◆ **INSTRUCTION**: Wherever the word "this" appears in a line, copy that line.

◆ **AVAILABLE DATA**:
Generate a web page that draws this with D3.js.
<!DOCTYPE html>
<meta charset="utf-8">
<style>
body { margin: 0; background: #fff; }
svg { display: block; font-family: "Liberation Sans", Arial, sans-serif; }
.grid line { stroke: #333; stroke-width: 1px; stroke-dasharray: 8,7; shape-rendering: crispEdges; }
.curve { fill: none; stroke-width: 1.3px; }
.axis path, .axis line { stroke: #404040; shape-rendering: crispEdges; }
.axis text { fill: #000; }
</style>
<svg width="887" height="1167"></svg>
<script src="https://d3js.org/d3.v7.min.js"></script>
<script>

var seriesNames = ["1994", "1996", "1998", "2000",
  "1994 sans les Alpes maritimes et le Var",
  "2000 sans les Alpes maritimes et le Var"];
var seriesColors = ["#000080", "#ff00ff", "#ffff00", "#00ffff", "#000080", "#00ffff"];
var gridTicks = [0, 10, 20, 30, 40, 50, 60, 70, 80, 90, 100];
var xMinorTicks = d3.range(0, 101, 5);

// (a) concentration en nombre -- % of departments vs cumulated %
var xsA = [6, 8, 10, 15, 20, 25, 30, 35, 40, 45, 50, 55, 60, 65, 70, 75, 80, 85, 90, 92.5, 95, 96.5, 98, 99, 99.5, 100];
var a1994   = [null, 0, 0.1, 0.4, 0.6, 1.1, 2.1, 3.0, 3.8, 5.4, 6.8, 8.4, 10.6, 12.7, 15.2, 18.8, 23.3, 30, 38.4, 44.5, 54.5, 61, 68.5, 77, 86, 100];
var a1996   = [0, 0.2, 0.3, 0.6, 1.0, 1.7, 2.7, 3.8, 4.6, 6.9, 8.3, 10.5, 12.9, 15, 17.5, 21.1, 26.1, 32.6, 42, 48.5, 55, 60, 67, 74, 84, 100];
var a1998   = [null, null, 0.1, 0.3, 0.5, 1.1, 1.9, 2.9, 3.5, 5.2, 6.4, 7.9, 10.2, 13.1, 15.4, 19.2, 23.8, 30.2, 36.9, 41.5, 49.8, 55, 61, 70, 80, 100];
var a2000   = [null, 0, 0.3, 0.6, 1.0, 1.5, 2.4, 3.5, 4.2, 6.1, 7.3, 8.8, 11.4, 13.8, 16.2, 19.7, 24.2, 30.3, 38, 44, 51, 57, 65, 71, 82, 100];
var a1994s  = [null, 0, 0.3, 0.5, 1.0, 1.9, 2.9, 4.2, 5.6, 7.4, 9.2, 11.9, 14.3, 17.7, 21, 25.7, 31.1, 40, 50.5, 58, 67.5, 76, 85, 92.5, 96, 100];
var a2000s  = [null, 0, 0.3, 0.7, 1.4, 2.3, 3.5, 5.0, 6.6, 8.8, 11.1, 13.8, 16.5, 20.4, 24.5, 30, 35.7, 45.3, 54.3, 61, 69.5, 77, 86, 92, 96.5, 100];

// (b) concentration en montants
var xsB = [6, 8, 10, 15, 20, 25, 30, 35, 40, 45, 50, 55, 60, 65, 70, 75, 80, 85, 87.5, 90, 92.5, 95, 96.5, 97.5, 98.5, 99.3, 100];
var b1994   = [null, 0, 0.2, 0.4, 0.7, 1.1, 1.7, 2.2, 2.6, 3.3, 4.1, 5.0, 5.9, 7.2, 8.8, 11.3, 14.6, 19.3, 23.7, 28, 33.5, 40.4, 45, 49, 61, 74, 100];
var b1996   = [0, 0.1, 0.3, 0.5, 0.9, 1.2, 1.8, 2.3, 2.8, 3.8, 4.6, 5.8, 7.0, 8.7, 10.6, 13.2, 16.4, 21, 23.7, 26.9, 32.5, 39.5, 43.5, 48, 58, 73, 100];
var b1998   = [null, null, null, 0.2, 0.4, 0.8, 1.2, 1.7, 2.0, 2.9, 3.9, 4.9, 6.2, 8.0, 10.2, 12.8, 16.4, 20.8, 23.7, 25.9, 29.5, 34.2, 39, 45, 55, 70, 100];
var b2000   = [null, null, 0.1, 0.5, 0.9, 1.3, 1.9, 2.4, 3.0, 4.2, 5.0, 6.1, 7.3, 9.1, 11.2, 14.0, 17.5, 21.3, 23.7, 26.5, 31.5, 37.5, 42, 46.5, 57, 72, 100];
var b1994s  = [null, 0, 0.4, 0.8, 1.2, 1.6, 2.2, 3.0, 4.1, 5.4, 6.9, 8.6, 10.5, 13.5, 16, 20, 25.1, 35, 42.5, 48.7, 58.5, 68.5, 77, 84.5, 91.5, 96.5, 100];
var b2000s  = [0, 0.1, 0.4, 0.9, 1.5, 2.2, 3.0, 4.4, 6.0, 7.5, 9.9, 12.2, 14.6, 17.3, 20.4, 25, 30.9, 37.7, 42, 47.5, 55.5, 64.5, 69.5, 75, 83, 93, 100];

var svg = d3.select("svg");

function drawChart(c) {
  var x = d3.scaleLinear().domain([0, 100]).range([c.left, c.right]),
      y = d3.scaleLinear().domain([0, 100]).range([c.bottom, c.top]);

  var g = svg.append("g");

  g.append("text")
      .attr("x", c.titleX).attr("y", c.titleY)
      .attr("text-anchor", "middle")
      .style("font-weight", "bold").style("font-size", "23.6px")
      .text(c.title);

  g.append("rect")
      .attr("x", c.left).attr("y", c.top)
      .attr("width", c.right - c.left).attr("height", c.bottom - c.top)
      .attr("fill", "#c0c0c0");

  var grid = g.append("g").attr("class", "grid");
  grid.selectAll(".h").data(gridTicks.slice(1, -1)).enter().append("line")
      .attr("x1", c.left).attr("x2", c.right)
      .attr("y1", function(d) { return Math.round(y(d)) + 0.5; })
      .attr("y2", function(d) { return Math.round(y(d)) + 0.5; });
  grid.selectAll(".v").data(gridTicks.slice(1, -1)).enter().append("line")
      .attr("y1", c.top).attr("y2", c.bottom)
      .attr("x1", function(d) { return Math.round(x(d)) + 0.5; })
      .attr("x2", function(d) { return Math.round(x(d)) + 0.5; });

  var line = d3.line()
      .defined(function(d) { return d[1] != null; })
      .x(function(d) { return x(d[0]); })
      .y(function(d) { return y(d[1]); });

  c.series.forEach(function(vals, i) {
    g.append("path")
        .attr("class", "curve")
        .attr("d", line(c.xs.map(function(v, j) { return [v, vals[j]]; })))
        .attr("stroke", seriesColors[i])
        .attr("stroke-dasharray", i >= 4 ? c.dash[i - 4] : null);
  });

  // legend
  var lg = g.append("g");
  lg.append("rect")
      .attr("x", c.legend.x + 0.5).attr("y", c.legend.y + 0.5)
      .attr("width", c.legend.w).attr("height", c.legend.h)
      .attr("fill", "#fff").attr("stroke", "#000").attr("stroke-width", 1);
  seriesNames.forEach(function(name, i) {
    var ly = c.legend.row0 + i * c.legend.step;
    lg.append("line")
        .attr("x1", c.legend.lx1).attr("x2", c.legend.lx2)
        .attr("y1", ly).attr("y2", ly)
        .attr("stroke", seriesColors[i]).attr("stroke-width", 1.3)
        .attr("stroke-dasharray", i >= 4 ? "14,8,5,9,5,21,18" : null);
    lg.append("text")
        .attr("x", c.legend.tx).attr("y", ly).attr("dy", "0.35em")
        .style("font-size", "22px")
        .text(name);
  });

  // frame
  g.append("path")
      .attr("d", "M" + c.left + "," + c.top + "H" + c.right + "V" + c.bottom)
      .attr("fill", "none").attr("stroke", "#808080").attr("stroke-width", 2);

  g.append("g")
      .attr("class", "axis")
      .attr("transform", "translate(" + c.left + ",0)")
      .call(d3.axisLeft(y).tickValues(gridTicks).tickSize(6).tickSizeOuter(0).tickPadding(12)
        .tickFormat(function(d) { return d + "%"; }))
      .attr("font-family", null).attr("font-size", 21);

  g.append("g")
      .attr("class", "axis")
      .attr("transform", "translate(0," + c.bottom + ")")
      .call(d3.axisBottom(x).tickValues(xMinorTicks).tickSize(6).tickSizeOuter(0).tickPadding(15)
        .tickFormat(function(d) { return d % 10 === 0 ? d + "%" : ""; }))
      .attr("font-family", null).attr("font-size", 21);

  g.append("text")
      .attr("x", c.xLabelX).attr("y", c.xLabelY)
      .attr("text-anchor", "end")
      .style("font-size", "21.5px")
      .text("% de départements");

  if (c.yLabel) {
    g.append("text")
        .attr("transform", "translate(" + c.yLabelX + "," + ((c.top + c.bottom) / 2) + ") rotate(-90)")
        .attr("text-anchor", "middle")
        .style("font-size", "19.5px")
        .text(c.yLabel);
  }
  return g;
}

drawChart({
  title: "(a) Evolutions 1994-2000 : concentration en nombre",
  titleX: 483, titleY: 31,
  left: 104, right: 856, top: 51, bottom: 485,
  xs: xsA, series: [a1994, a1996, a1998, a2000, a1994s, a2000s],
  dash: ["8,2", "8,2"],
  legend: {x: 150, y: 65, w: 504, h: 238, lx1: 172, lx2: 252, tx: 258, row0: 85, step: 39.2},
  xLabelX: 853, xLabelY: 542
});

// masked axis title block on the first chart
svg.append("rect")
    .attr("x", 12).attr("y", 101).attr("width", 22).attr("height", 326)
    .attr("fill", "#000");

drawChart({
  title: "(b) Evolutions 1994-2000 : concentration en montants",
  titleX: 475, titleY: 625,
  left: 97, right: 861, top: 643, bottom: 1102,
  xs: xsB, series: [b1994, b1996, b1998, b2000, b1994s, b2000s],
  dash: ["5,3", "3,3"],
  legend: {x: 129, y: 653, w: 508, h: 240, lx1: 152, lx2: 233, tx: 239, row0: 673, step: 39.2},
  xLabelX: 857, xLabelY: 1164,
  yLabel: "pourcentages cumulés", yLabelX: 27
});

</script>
---
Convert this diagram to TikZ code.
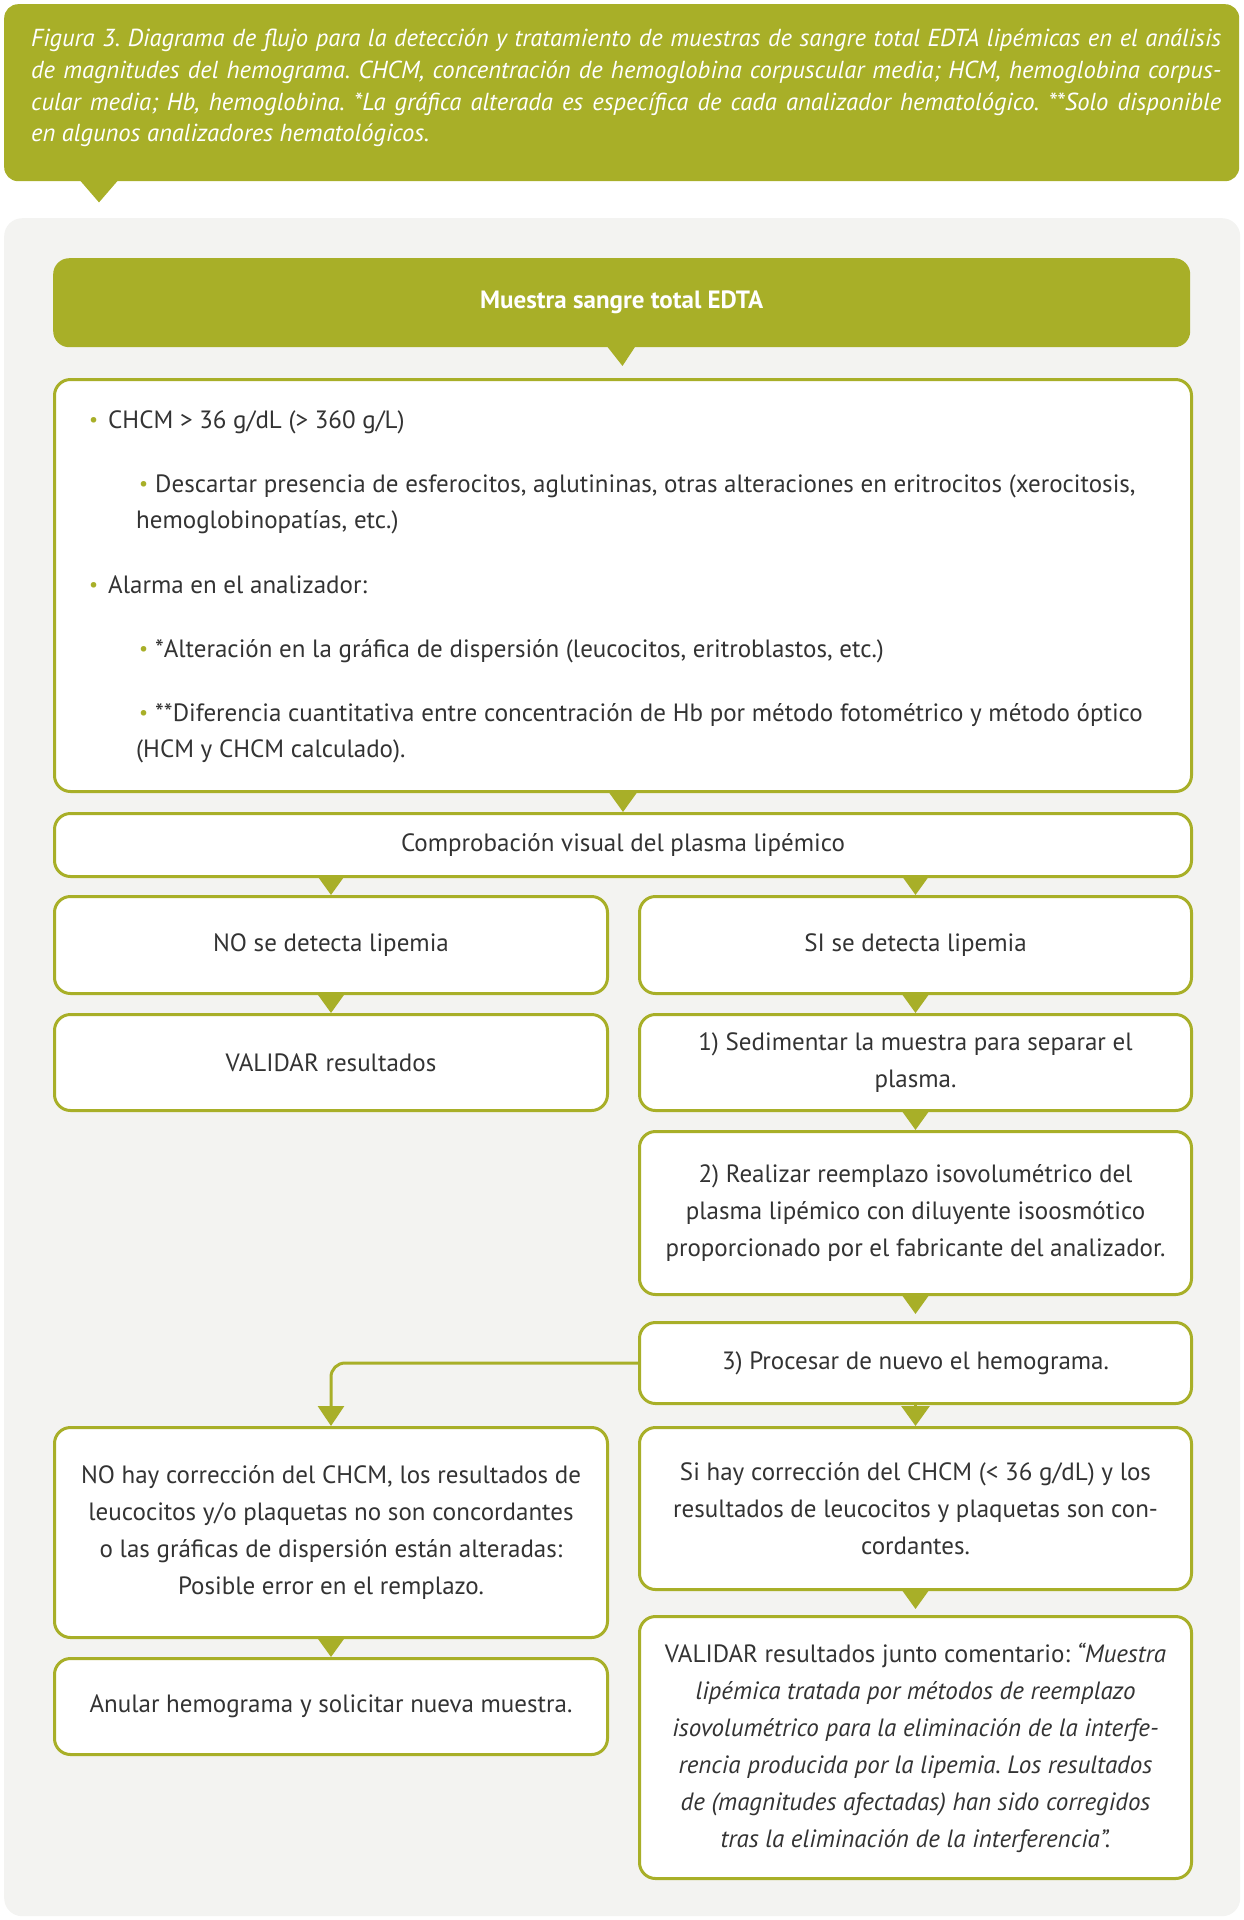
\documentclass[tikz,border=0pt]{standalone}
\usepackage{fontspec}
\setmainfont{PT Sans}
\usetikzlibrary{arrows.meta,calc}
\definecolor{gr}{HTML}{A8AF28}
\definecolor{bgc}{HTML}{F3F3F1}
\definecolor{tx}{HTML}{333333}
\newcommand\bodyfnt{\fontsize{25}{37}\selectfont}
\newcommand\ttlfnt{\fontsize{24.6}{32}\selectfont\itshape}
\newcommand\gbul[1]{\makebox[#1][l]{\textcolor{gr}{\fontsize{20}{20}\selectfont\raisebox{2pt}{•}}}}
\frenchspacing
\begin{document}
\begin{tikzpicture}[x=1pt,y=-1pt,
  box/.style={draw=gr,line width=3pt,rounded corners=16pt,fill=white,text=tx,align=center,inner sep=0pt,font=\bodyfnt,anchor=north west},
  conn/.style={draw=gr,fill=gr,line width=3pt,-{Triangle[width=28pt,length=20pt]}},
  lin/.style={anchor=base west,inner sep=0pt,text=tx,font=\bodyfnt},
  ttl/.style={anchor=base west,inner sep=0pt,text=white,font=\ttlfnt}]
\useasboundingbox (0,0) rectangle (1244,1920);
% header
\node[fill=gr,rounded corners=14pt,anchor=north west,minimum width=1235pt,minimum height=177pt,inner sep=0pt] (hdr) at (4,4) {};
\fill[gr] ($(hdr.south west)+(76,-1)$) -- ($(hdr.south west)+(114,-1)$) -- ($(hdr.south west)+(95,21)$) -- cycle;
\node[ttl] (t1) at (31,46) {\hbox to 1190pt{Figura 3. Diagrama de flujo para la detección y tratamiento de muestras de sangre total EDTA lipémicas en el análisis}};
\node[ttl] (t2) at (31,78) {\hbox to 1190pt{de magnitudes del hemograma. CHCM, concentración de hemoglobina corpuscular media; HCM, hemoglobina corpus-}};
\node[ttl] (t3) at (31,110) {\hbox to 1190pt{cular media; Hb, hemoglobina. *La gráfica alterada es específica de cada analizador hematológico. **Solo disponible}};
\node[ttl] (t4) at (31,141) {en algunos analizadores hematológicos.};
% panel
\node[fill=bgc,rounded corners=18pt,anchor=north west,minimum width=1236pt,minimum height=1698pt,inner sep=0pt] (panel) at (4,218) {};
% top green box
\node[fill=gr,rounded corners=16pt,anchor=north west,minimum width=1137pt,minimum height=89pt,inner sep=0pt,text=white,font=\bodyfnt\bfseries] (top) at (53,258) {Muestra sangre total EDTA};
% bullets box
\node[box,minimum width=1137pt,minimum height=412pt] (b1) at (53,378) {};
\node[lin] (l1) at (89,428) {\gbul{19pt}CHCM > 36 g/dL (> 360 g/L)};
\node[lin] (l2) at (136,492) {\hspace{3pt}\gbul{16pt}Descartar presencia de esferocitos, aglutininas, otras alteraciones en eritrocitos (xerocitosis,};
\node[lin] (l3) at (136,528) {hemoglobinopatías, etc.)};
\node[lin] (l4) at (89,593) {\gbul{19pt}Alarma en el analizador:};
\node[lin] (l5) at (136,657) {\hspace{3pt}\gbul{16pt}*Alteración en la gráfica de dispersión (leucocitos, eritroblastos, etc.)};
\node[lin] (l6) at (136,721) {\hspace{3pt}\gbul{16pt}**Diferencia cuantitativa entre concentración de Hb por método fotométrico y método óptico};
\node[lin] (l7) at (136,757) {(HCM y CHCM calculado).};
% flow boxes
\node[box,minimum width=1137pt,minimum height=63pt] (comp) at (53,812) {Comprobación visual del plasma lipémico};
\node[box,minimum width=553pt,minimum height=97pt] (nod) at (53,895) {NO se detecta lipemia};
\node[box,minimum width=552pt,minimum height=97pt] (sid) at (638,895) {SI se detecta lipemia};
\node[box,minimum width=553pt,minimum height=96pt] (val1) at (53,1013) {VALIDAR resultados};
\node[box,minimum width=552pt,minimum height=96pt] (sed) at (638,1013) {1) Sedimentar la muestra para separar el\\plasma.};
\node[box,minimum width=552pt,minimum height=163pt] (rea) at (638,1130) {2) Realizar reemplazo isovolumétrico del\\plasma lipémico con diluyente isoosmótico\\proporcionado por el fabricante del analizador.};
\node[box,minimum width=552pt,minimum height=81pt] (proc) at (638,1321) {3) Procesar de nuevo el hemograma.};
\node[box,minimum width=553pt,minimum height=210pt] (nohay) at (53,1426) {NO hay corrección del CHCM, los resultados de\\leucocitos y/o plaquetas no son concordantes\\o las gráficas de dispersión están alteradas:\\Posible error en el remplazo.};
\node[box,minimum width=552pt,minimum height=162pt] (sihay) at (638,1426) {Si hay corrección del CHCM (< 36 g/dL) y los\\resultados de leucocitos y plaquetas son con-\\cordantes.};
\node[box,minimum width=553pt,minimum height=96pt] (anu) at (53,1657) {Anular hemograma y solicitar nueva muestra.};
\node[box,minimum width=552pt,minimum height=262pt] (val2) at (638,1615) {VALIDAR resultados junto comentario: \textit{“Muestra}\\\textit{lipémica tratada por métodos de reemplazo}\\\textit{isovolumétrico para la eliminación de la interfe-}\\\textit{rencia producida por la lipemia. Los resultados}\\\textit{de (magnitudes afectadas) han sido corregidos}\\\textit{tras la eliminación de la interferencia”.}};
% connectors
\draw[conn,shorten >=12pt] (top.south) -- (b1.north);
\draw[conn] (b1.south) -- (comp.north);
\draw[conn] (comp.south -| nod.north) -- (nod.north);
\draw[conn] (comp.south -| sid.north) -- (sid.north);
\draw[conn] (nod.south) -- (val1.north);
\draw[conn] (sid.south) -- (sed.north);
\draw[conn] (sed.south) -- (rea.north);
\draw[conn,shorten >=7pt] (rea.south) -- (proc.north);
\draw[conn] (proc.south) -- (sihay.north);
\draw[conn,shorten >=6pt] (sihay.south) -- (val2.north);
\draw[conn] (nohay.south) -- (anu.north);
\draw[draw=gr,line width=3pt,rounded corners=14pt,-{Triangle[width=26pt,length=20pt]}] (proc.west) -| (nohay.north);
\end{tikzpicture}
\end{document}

◆ **COMPLETE ANSWER**:
Generate a web page that draws this with D3.js.
Convert this diagram to TikZ code.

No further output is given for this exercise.